In Smith v. Hy-Vee, Inc., Drew Smith brought sexual harassment and retaliation claims due to conduct caused by Sheri Lynch, a tech cake decorator, who engaged in rude, vulgar, and sexually charged behavior toward Smith, and apparently all the other employees. The court stated that since Lynch did not seem to be “sexually motivated” toward Smith or any of the other employees, but simply out of control with all of them, there was no sexual harassment. (Many courts or juries will conclude otherwise – see the “Editor’s Column” in this newsletter.) The issue in the case, however, was whether or not Smith had a reasonable belief that it was against the law and if the company retaliated against her because of her complaints. The court ruled that because she had to show the “good faith” nature of her belief, the facts from the underlying claim would be admissible at the retaliation trial. (What lawyers call having to “try a case within the case.”)
This case carries two lessons for employers:
- If the crazy facts in this case are even slightly true, how did an employee like Sheri Lynch stay employed at Hy-Vee? Smith stated she reported incidents of harassment to at least 12 different managers and co-workers, making 66 to 101 complaints to management. Interestingly, Hy-Vee denies Smith ever complained. The company claimed that there were a number of incidents in which Smith herself did not act appropriately or questioned the authority of supervisors. She was also written up for making mistakes in cake and bagel orders during her final weeks of employment.

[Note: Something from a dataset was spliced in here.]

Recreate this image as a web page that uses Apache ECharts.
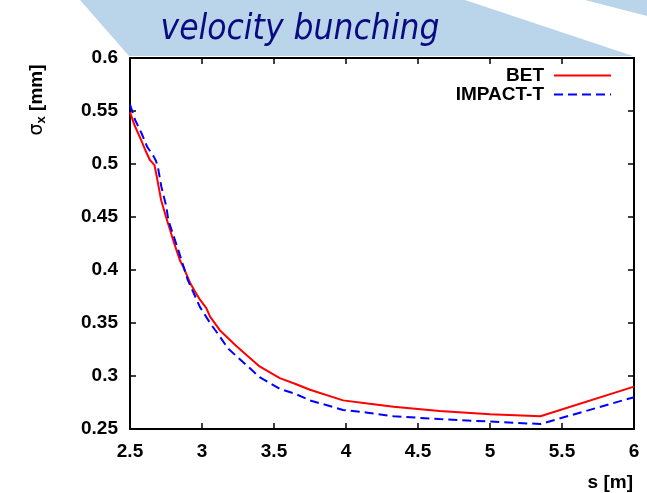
<!DOCTYPE html>
<html>
<head>
<meta charset="utf-8">
<script src="https://cdn.jsdelivr.net/npm/echarts@6/dist/echarts.min.js"></script>
<style>
  html, body { margin: 0; padding: 0; background: #fff; }
  #chart { width: 647px; height: 493px; }
</style>
</head>
<body>
<div id="chart"></div>
<script>
// s [m] and sigma_x [mm]
const sBet = [2.5, 2.53, 2.576, 2.61, 2.637, 2.67, 2.69, 2.716, 2.75, 2.778, 2.8, 2.847, 2.87, 2.917, 2.95, 2.986, 3.03, 3.056, 3.125, 3.24, 3.4, 3.54, 3.65, 3.75, 3.98, 4.15, 4.33, 4.65, 5.0, 5.35, 6.0]
const sigmaBet = [0.549, 0.537, 0.523, 0.512, 0.504, 0.499, 0.485, 0.466, 0.45, 0.438, 0.428, 0.409, 0.403, 0.388, 0.38, 0.372, 0.364, 0.356, 0.343, 0.328, 0.309, 0.298, 0.2925, 0.287, 0.277, 0.274, 0.271, 0.267, 0.264, 0.262, 0.29]

const sImpact = [2.5, 2.534, 2.58, 2.62, 2.665, 2.68, 2.694, 2.717, 2.752, 2.766, 2.835, 2.9, 2.986, 3.056, 3.125, 3.18, 3.4, 3.54, 3.65, 3.75, 3.98, 4.15, 4.33, 4.65, 5.0, 5.35, 6.0]
const sigmaImpact = [0.556, 0.542, 0.529, 0.516, 0.507, 0.503, 0.497, 0.479, 0.46, 0.447, 0.419, 0.391, 0.365, 0.35, 0.337, 0.326, 0.299, 0.288, 0.283, 0.277, 0.268, 0.2654, 0.262, 0.2594, 0.257, 0.2547, 0.28]

const seriesNames = ['BET', 'IMPACT-T']
const titleText = 'velocity bunching'

const pairs = (xs, ys) => xs.map((x, i) => [x, ys[i]])

const chart = echarts.init(document.getElementById('chart'))
const font = 'Liberation Sans'
const labelStyle = { fontFamily: font, fontWeight: 'bold', fontSize: 19, color: '#000' }
const frame = { show: true, lineStyle: { color: '#000', width: 2 } }
const tick = { show: true, inside: true, length: 6, lineStyle: { color: '#000', width: 1.5 } }

const legendBase = {
    orient: 'vertical',
    align: 'right',
    right: 35,
    padding: 0,
    itemWidth: 57,
    itemHeight: 14,
    itemStyle: { color: 'transparent', borderWidth: 0, opacity: 0 },
    textStyle: { fontFamily: font, fontWeight: 'bold', fontSize: 19, color: '#000', padding: [0, 5, 0, 0] }
}

chart.setOption({
    animation: false,
    grid: { left: 130, right: 13, top: 58, bottom: 64 },
    graphic: [
        {
            type: 'polygon', z: -1, silent: true,
            shape: { points: [[80, 0], [465, 0], [633, 56], [129, 56]] },
            style: { fill: '#bad4e9' }
        },
        {
            type: 'polygon', z: -1, silent: true,
            shape: { points: [[585, 0], [647, 0], [647, 16]] },
            style: { fill: '#bad4e9' }
        },
        {
            type: 'text', x: 300, y: 30,
            style: {
                text: titleText, align: 'center', verticalAlign: 'middle',
                fontFamily: 'DejaVu Sans Condensed, DejaVu Sans', fontStyle: 'italic',
                fontSize: 35, fill: '#0a0a82'
            }
        },
        {
            type: 'text', x: 37, y: 100, rotation: Math.PI / 2,
            style: {
                text: '{s|σ}{sub|x}{b| [mm]}',
                align: 'center', verticalAlign: 'middle',
                rich: {
                    s: { fontFamily: 'DejaVu Sans', fontSize: 19, fill: '#000' },
                    sub: { fontFamily: font, fontWeight: 'bold', fontSize: 13, fill: '#000', verticalAlign: 'bottom', padding: [8, 0, 0, 0] },
                    b: { fontFamily: font, fontWeight: 'bold', fontSize: 19, fill: '#000' }
                }
            }
        },
        {
            type: 'text', right: 14, top: 473,
            style: { text: 's [m]', fontFamily: font, fontWeight: 'bold', fontSize: 19, fill: '#000' }
        }
    ],
    legend: [
        Object.assign({ top: 66, data: [seriesNames[0]] }, legendBase),
        Object.assign({ top: 85, data: [seriesNames[1]] }, legendBase)
    ],
    xAxis: [
        {
            type: 'value', min: 2.5, max: 6, interval: 0.5,
            axisLine: frame, axisTick: tick, splitLine: { show: false },
            axisLabel: Object.assign({ margin: 13 }, labelStyle)
        },
        {
            type: 'value', position: 'top', min: 2.5, max: 6, interval: 0.5,
            axisLine: frame, axisTick: tick, splitLine: { show: false },
            axisLabel: { show: false }
        }
    ],
    yAxis: [
        {
            type: 'value', min: 0.25, max: 0.6, interval: 0.05,
            axisLine: frame, axisTick: tick, splitLine: { show: false },
            axisLabel: Object.assign({ margin: 12 }, labelStyle)
        },
        {
            type: 'value', position: 'right', min: 0.25, max: 0.6, interval: 0.05,
            axisLine: frame, axisTick: tick, splitLine: { show: false },
            axisLabel: { show: false }
        }
    ],
    series: [
        {
            name: seriesNames[0], type: 'line', symbol: 'none',
            data: pairs(sBet, sigmaBet),
            lineStyle: { color: '#ff0000', width: 2 },
            itemStyle: { color: '#ff0000' }
        },
        {
            name: seriesNames[1], type: 'line', symbol: 'none',
            data: pairs(sImpact, sigmaImpact),
            lineStyle: { color: '#0000ff', width: 2, type: [9, 5] },
            itemStyle: { color: '#0000ff' }
        }
    ]
})

window.addEventListener('resize', function() {
    chart.resize()
})
</script>
</body>
</html>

- Although rude, vulgar, and obnoxious bosses might not end up generating a harassment or discrimination claim, they easily can trigger a legitimate retaliation case and expensive litigation. (Think about it — thousands of dollars in lawyers’ fees over cakes and bagels.) Remember that when employees bring these underlying complaints, they don’t have to use magic words like “harassment,” “discrimination,” or “retaliation” in order to trigger protection.